Albuquerque public school board ‘Parental Rights’ proposal part of the national attack on LGBTQ rights

In July 2022, Albuquerque Public Schools board member Courtney Jackson proposed a new school policy — KB1, or “Parent Rights and Responsibilities.” Jackson’s original version of KB1 would have given parental access to all confidential records like counseling notes and Gender Support Plans. 

On Nov. 17, a community of educators, students, members of the teacher’s union, Albuquerque Teachers Federation, and Albuquerque Liberation Center activists spoke out against the dangerous KB1 language at the meeting. Because of this fierce public resistance, the Board of Education removed harmful language from this policy proposal that would have forcefully outed LGBTQ students. 
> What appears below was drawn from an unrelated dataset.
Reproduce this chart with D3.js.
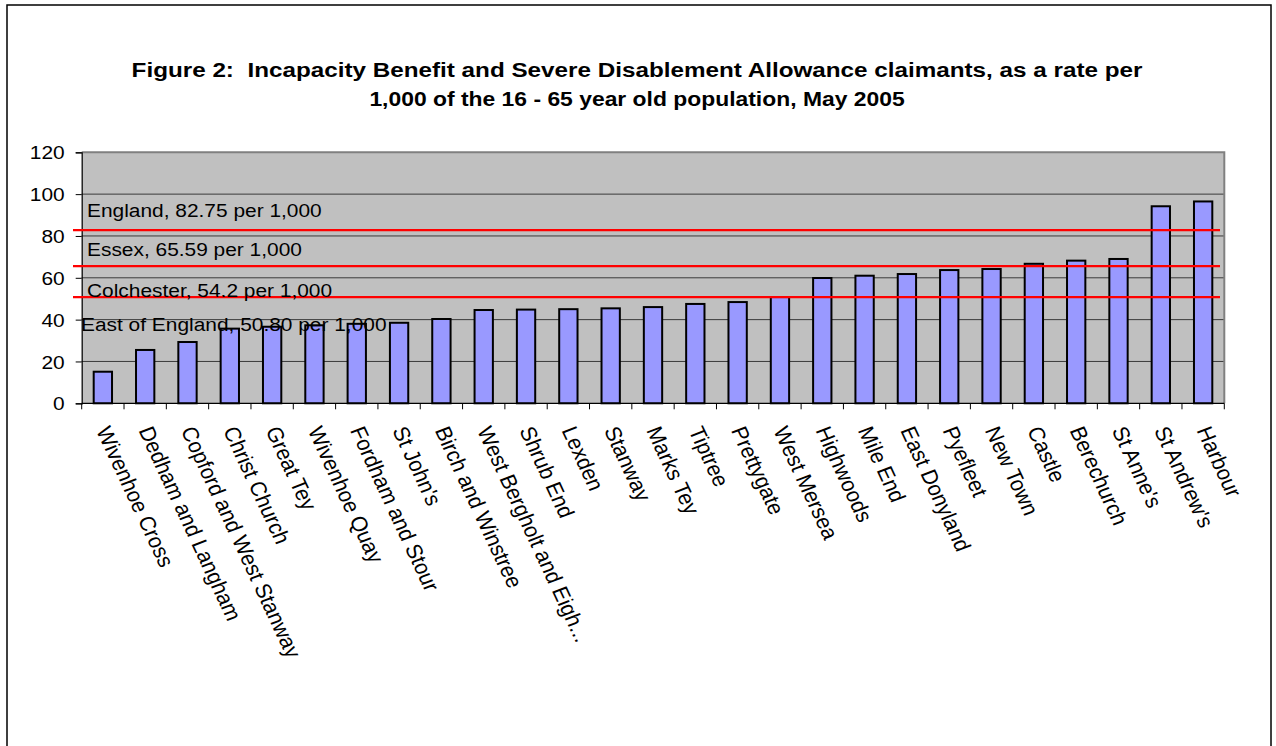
<!DOCTYPE html>
<html>
<head>
<meta charset="utf-8">
<script src="https://cdn.jsdelivr.net/npm/d3@7"></script>
<style>
  html, body { margin: 0; padding: 0; background: #fff; }
  svg { display: block; }
  text { font-family: "Liberation Sans", Arial, sans-serif; fill: #000; white-space: pre; }
</style>
</head>
<body>
<svg id="chart" width="1276" height="746"></svg>
<script>
// Ward names and claimant rates per 1,000 people aged 16-65
const wards = [
  "Wivenhoe Cross", "Dedham and Langham", "Copford and West Stanway", "Christ Church",
  "Great Tey", "Wivenhoe Quay", "Fordham and Stour", "St John's", "Birch and Winstree",
  "West Bergholt and Eigh...", "Shrub End", "Lexden", "Stanway", "Marks Tey", "Tiptree",
  "Prettygate", "West Mersea", "Highwoods", "Mile End", "East Donyland", "Pyefleet",
  "New Town", "Castle", "Berechurch", "St Anne's", "St Andrew's", "Harbour"
];
const rates = [
  15.1, 25.5, 29.3, 35.7, 36.6, 37.3, 38.0, 38.5, 40.3,
  44.6, 44.8, 45.0, 45.4, 46.0, 47.5, 48.4, 50.8, 59.9,
  61.0, 61.8, 63.7, 64.2, 66.7, 68.2, 69.0, 94.2, 96.5
];
const yTicks = [0, 20, 40, 60, 80, 100, 120];

// Comparison rates drawn as red reference lines
const refNames = ["England", "Essex", "East of England"];
const refRates = [82.75, 65.59, 50.80];

// Annotation texts
const noteTexts = [
  "England, 82.75 per 1,000",
  "Essex, 65.59 per 1,000",
  "Colchester, 54.2 per 1,000",
  "East of England, 50.80 per 1,000"
];

const titleLines = [
  "Figure 2:  Incapacity Benefit and Severe Disablement Allowance claimants, as a rate per",
  "1,000 of the 16 - 65 year old population, May 2005"
];

const svg = d3.select("#chart");
const SX = 1.1;          // horizontal text stretch
const FS = 19;           // body font size

// outer chart frame (runs past the bottom edge)
svg.append("rect")
  .attr("x", 7).attr("y", 5).attr("width", 1264).attr("height", 800)
  .attr("fill", "#fff").attr("stroke", "#000").attr("stroke-width", 1.5);

// title
const titleStretch = [1.155, 1.09];
svg.append("g").selectAll("text").data(titleLines).join("text")
  .attr("transform", (d, i) => `translate(637,${77 + i * 29}) scale(${titleStretch[i]},1)`)
  .attr("text-anchor", "middle")
  .attr("font-size", 21).attr("font-weight", "bold")
  .text(d => d);

const plot = { left: 81.7, right: 1224.3, top: 152.3, bottom: 403.3 };

const x = d3.scaleBand().domain(wards).range([plot.left, plot.right]).padding(0);
const y = d3.scaleLinear().domain([0, 120]).range([plot.bottom, plot.top]);

// plot background
svg.append("rect")
  .attr("x", plot.left).attr("y", plot.top)
  .attr("width", plot.right - plot.left).attr("height", plot.bottom - plot.top)
  .attr("fill", "#c0c0c0");

// gridlines
svg.append("g").selectAll("line").data(yTicks.filter(t => t > 0 && t < 120)).join("line")
  .attr("x1", plot.left).attr("x2", plot.right)
  .attr("y1", d => y(d)).attr("y2", d => y(d))
  .attr("stroke", "#3a3a3a").attr("stroke-width", 1);

// gray top and right plot border
svg.append("path")
  .attr("d", `M${plot.left},${plot.top}H${plot.right}V${plot.bottom}`)
  .attr("fill", "none").attr("stroke", "#808080").attr("stroke-width", 2);

// bars
const bw = x.step() * 0.433;
svg.append("g").selectAll("rect").data(wards).join("rect")
  .attr("x", d => x(d) + x.bandwidth() / 2 - bw / 2)
  .attr("y", (d, i) => y(rates[i]))
  .attr("width", bw)
  .attr("height", (d, i) => y(0) - y(rates[i]))
  .attr("fill", "#9999ff").attr("stroke", "#000").attr("stroke-width", 2);

// y axis
const yAxis = d3.axisLeft(y).tickValues(yTicks).tickSize(6).tickPadding(0).tickFormat(d3.format("d"));
const gy = svg.append("g").attr("transform", `translate(${plot.left},0)`).call(yAxis);
gy.select(".domain").attr("stroke", "#000").attr("stroke-width", 1.2);
gy.selectAll(".tick line").attr("stroke", "#000");
gy.selectAll(".tick text").remove();
gy.selectAll(".tick").append("text")
  .attr("transform", `translate(-17,0) scale(${SX},1)`)
  .attr("text-anchor", "end").attr("dy", "0.35em")
  .attr("font-size", FS)
  .text(d => d);

// x axis: ticks on category boundaries
const gx = svg.append("g").attr("transform", `translate(0,${plot.bottom})`);
gx.append("line").attr("x1", plot.left).attr("x2", plot.right)
  .attr("stroke", "#000").attr("stroke-width", 1.2);
const bounds = wards.map(w => x(w)).concat([x(wards[wards.length - 1]) + x.step()]);
gx.selectAll("line.tk").data(bounds).join("line").attr("class", "tk")
  .attr("x1", d => d).attr("x2", d => d).attr("y1", 0).attr("y2", 6)
  .attr("stroke", "#000");
gx.selectAll("text").data(wards).join("text")
  .attr("transform", d => `translate(${x(d) + x.bandwidth() / 2 - 7},${27}) scale(${SX},1) rotate(67)`)
  .attr("font-size", 20.5)
  .text(d => d);

// red reference lines
svg.append("g").selectAll("line").data(refRates).join("line")
  .attr("x1", 73).attr("x2", 1220)
  .attr("y1", d => y(d)).attr("y2", d => y(d))
  .attr("stroke", "#ff0000").attr("stroke-width", 2.2);

// annotation labels
const notePos = [[87, 217], [87, 256], [87, 297], [81, 331]];
svg.append("g").selectAll("text").data(noteTexts).join("text")
  .attr("transform", (d, i) => `translate(${notePos[i][0]},${notePos[i][1]}) scale(${SX},1)`)
  .attr("font-size", FS)
  .text(d => d);
</script>
</body>
</html>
This attempt by board member Jackson is reflective of a national strategy of the rightwing to force retractions on democratic rights through a stranglehold over local and state governments. These are the same forces pursuing local school board positions to create policies that ban books or curricula covering racism or LGBTQ rights. 

Where did KB1 come from?

The homophobic and transphobic KB1 version was especially supported by the ultra-right-wing group Moms for Liberty (also known as M4L), which used inflammatory transphobic and homophobic rhetoric to speak in favor of it. Although the group touts itself as “grassroots,” M4L is a national, well-funded right-wing group founded by elite right-wing operatives supported by far-right politicians and other wealthy donors. M4L has close relationships with the Trump family, Florida Governor Ron DeSantis, Kentucky Senator Rand Paul, PragerU, Parents Defending Education, The Heritage Foundation and Steve Bannon. 
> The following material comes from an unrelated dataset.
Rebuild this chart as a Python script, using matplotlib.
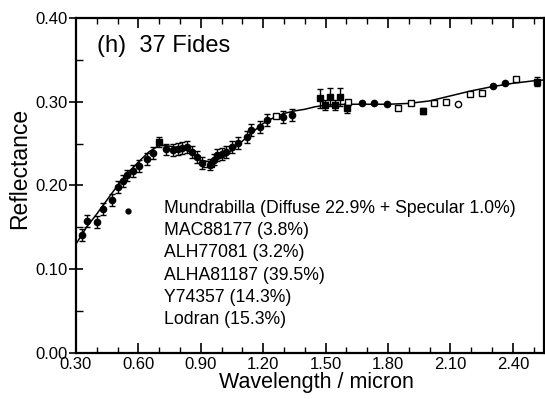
#!/usr/bin/env python3

import matplotlib
matplotlib.use("Agg")
import matplotlib.pyplot as plt
from matplotlib.ticker import MultipleLocator, FixedLocator

plt.rcParams['font.family'] = ['Liberation Sans', 'DejaVu Sans']

# model curve (meteorite mixture)
curve_x = [0.30, 0.35, 0.40, 0.45, 0.50, 0.55, 0.60, 0.65, 0.70, 0.75, 0.80, 0.85,
           0.90, 0.95, 1.00, 1.05, 1.10, 1.15, 1.20, 1.25, 1.30, 1.35, 1.40, 1.45,
           1.50, 1.60, 1.70, 1.80, 1.90, 2.00, 2.10, 2.20, 2.30, 2.40, 2.50, 2.55]
curve_y = [0.130, 0.150, 0.166, 0.183, 0.200, 0.215, 0.228, 0.240, 0.248, 0.247, 0.245, 0.240,
           0.230, 0.228, 0.233, 0.242, 0.253, 0.264, 0.274, 0.281, 0.286, 0.289, 0.291, 0.294,
           0.296, 0.297, 0.297, 0.297, 0.298, 0.301, 0.307, 0.313, 0.318, 0.322, 0.325, 0.326]

# visible spectrum, filled circles with error bars
vis_x = [0.33, 0.355, 0.40, 0.43, 0.475, 0.50, 0.525, 0.545, 0.575, 0.605, 0.64, 0.67,
         0.735, 0.765, 0.79, 0.81, 0.835, 0.86, 0.88, 0.905, 0.945, 0.965, 0.98,
         1.00, 1.02, 1.05, 1.08, 1.12, 1.14, 1.185, 1.22, 1.295, 1.34]
vis_y = [0.141, 0.158, 0.156, 0.172, 0.183, 0.198, 0.205, 0.212, 0.217, 0.223, 0.232, 0.239,
         0.243, 0.242, 0.244, 0.245, 0.246, 0.240, 0.234, 0.227, 0.225, 0.231, 0.236,
         0.238, 0.240, 0.246, 0.251, 0.258, 0.266, 0.270, 0.278, 0.282, 0.284]
vis_err = [0.007] * len(vis_x)

# filled squares with error bars
sq_x = [0.70, 1.473, 1.497, 1.52, 1.545, 1.57, 1.603, 1.968, 2.516]
sq_y = [0.252, 0.304, 0.296, 0.306, 0.296, 0.306, 0.293, 0.289, 0.324]
sq_err = [0.006, 0.011, 0.006, 0.011, 0.006, 0.011, 0.006, 0.004, 0.005]

# filled circles, near-IR
ir_x = [1.675, 1.733, 1.795, 2.305, 2.362]
ir_y = [0.299, 0.299, 0.297, 0.319, 0.322]

# open squares
open_sq_x = [0.925, 0.95, 1.26, 1.608, 1.848, 1.91, 2.02, 2.08, 2.194, 2.252, 2.415]
open_sq_y = [0.226, 0.226, 0.283, 0.300, 0.292, 0.298, 0.299, 0.300, 0.309, 0.310, 0.327]

# open circle and stray dot
open_circ_x = [2.137]
open_circ_y = [0.297]
dot_x = [0.55]
dot_y = [0.170]

mix_labels = [
    "Mundrabilla (Diffuse 22.9% + Specular 1.0%)",
    "MAC88177 (3.8%)",
    "ALH77081 (3.2%)",
    "ALHA81187 (39.5%)",
    "Y74357 (14.3%)",
    "Lodran (15.3%)",
]

x_ticks = [0.30, 0.60, 0.90, 1.20, 1.50, 1.80, 2.10, 2.40]
x_tick_labels = ["0.30", "0.60", "0.90", "1.20", "1.50", "1.80", "2.10", "2.40"]
y_ticks = [0.0, 0.1, 0.2, 0.3, 0.4]
y_tick_labels = ["0.00", "0.10", "0.20", "0.30", "0.40"]


def main():
    fig = plt.figure(figsize=(5.45, 3.99), dpi=100)
    ax = fig.add_axes([0.1394, 0.1153, 0.8588, 0.8396])

    ax.plot(curve_x, curve_y, color='black', linewidth=1.1, zorder=2)

    ax.errorbar(vis_x, vis_y, yerr=vis_err, fmt='o', color='black', markersize=4.5,
                elinewidth=1.0, capsize=2.5, capthick=1.0, zorder=3)
    ax.errorbar(sq_x, sq_y, yerr=sq_err, fmt='s', color='black', markersize=4.5,
                elinewidth=1.0, capsize=2.5, capthick=1.0, zorder=3)
    ax.plot(ir_x, ir_y, 'o', color='black', markersize=4.5, zorder=3)
    ax.plot(open_sq_x, open_sq_y, 's', markerfacecolor='white', markeredgecolor='black',
            markeredgewidth=1.0, markersize=4, linestyle='none', zorder=3)
    ax.plot(open_circ_x, open_circ_y, 'o', markerfacecolor='white', markeredgecolor='black',
            markeredgewidth=1.0, markersize=4.5, linestyle='none', zorder=3)
    ax.plot(dot_x, dot_y, 'o', color='black', markersize=3.5, zorder=3)

    ax.set_xlim(0.30, 2.55)
    ax.set_ylim(0.0, 0.40)

    ax.xaxis.set_major_locator(FixedLocator(x_ticks))
    ax.set_xticklabels(x_tick_labels)
    ax.xaxis.set_minor_locator(MultipleLocator(0.1))
    ax.yaxis.set_major_locator(FixedLocator(y_ticks))
    ax.set_yticklabels(y_tick_labels)
    ax.yaxis.set_minor_locator(MultipleLocator(0.05))

    ax.tick_params(axis='x', which='both', direction='in', top=True, bottom=True, labelsize=12)
    ax.tick_params(axis='x', which='major', length=7, width=1.2, pad=3)
    ax.tick_params(axis='x', which='minor', length=4, width=1.0)
    ax.tick_params(axis='y', which='major', direction='inout', length=10, width=1.2,
                   labelsize=12, pad=1)
    ax.tick_params(axis='y', which='minor', direction='in', length=5, width=1.0)
    for sp in ax.spines.values():
        sp.set_linewidth(1.6)

    ax.set_xlabel("Wavelength / micron", fontsize=15.5)
    ax.set_ylabel("Reflectance", fontsize=16.5)
    ax.xaxis.set_label_coords(0.513, -0.058, transform=ax.transAxes)
    ax.yaxis.set_label_coords(-0.095, 0.552, transform=ax.transAxes)

    ax.text(0.40, 0.366, "(h)  37 Fides", fontsize=17, va='center', ha='left')
    for i, lab in enumerate(mix_labels):
        ax.text(0.725, 0.173 - i * 0.0267, lab, fontsize=12.7, va='center', ha='left')

    fig.savefig("out.png", dpi=100)


if __name__ == "__main__":
    main()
The group is a haven for white nationalism. Founded in 2021, M4L has grown to more than 100,000 members in some 200 chapters across 38 states. It is set on strong-arming reactionary policies through local school boards, as one-time Trump strategist and rich white nationalist Steve Bannon stated on his podcast last year: “The path to save the nation is very simple — it’s going to go through the school boards.” 

KB1 was influenced by the precedent of Florida’s “Don’t Say Gay” bill — HB 1557 — passed into law earlier last year. Despite having little support in the broader population, Florida’s “Don’t Say Gay,” a so-called “parental rights bill,” has quickly spread to other states. Inspired by Florida, reactionary groups like M4L and right-wing radicals are trying to introduce similar anti-LGBTQ policies through school boards all around the country from Arizona to Tennessee. 
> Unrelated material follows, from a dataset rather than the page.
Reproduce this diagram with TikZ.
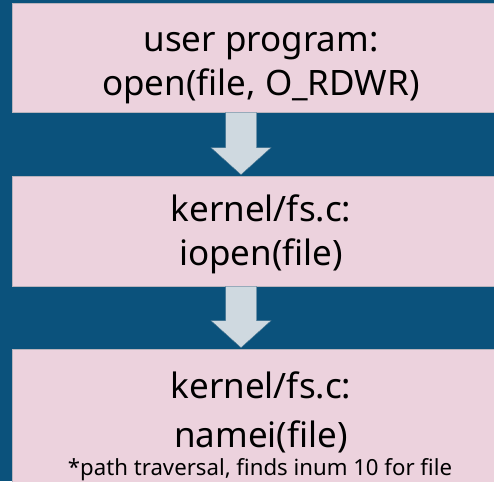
\documentclass[tikz,border=0pt]{standalone}
\usepackage{fontspec}
\setmainfont{Noto Sans}
\usetikzlibrary{calc}
\definecolor{bgblue}{HTML}{0B527C}
\definecolor{boxpink}{HTML}{ECD2DD}
\definecolor{boxedge}{HTML}{B9B3BC}
\definecolor{arrowfill}{HTML}{CFD9E0}
\definecolor{arrowedge}{HTML}{3F6F8D}
\tikzset{
  box/.style={rectangle, fill=boxpink, draw=boxedge, line width=0.6pt, inner sep=0pt, minimum width=498pt},
  bigtext/.style={anchor=base, inner sep=0pt, font=\fontsize{35}{40}\selectfont, text=black},
  smalltext/.style={anchor=base, inner sep=0pt, font=\fontsize{22.2}{26}\selectfont, text=black},
  blockarrow/.style={fill=arrowfill, draw=arrowedge, line width=0.4pt, line join=miter}
}
\newcommand{\flowarrow}[2]{%
  \path let \p1=(#1.south), \p2=(#2.north) in
    [blockarrow] (225.5pt,\y1) -- (256.5pt,\y1) -- (256.5pt,\y2+28pt) -- (271pt,\y2+28pt)
    -- (241pt,\y2+1pt) -- (211pt,\y2+28pt) -- (225.5pt,\y2+28pt) -- cycle;}
\begin{document}
\begin{tikzpicture}[x=1pt,y=1pt]
\fill[bgblue] (0,0) rectangle (494,481);
\useasboundingbox (0,0) rectangle (494,481);
% boxes
\node[box, minimum height=109pt] (b1) at (261,423.5) {};
\node[box, minimum height=110pt] (b2) at (261,250) {};
\node[box, minimum height=172pt] (b3) at (261,46) {};
% texts
\node[bigtext] (t1a) at (261,429) {user program:};
\node[bigtext] (t1b) at (261,385) {open(file, O\_RDWR)};
\node[bigtext] (t2a) at (261,259) {kernel/fs.c:};
\node[bigtext] (t2b) at (261,215) {iopen(file)};
\node[bigtext] (t3a) at (261,82) {kernel/fs.c:};
\node[bigtext] (t3b) at (261,34) {namei(file)};
\node[smalltext] (t3c) at (260,5.5) {*path traversal, finds inum 10 for file};
% arrows
\flowarrow{b1}{b2}
\flowarrow{b2}{b3}
\end{tikzpicture}
\end{document}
The policy language of KB1 is similar to the right-wing academic transparency laws being pushed across the country by extreme right organizations like the Goldwater Institute. Building on initial success in Florida and Arizona, the organizers and donors expanded the attacks to teachers’ unions, budget cuts, and moving public education funding to support charter schools, vouchers and other privatization efforts. 

In total, nine states have passed right-wing education laws. This past November, the Berkeley County School District Board of Education in South Carolina, within just two hours of six M4L-endorsed board members being voted in, fired its first Black superintendent and banned the use of what they claim is critical race theory

When not haranguing school boards, M4L adds titles to a growing list of banned books. The group is one of several that have targeted literature for merely being sympathetic to LGBTQ causes. The growing number of books targeted for banning in 2021 correlates directly to the rise of M4L. M4L is often dismissed as only a fringe group, but it has developed powerful political and wealthy connections to secure campaign wins. 

In 2022, M4L endorsed candidates who won board seats in three other South Carolina counties, plus more seats across Florida, Indiana, Minnesota and New Jersey. Overall, there were 270 M4L-endorsed candidates in 2022 alone. Over the summer, M4L held a summit that laid out its long-term strategy. At the summit, former U.S. Secretary of Education and billionaire, Betsy DeVos spoke to the crowd about the need to “end the U.S. Department of Education.”

What’s next in Albuquerque?

Although the APS board removed the anti-LGBTQ language of the KB1 policy, the threat that Moms for Liberty poses to New Mexico public education and to public education everywhere must be taken seriously. This organization not only intends to elect its endorsed candidates to dominate school boards, but to ensure that reactionary educational policies are enacted. APS BOE elections will be held next fall in 2023. In December, board members approved a redistricted map that could disenfranchise Latino voters in the upcoming APS BOE election

This development could allow M4L to add their endorsed candidates to an already conservative AND PACs-funded majority school board to secure strong-arming reactionary policies. On its own, without M4L influence, the APS school board has pursued anti-teacher and anti-union measures. In August, the board violated Public Employee Labor Relations law by tabling the Negotiated Agreement of the teachers union, ATF. More influence of M4L on the APS board will only embolden them to push more bigoted and anti-union policies. 

The harmful language of the KB1 policy has been beaten back by the grassroots movement of educators, families, students and militant organizers. The fight for a public education free of LGBTQ bigotry is a national struggle against a broader attack on fundamental democratic rights, from voting rights to marriage equality.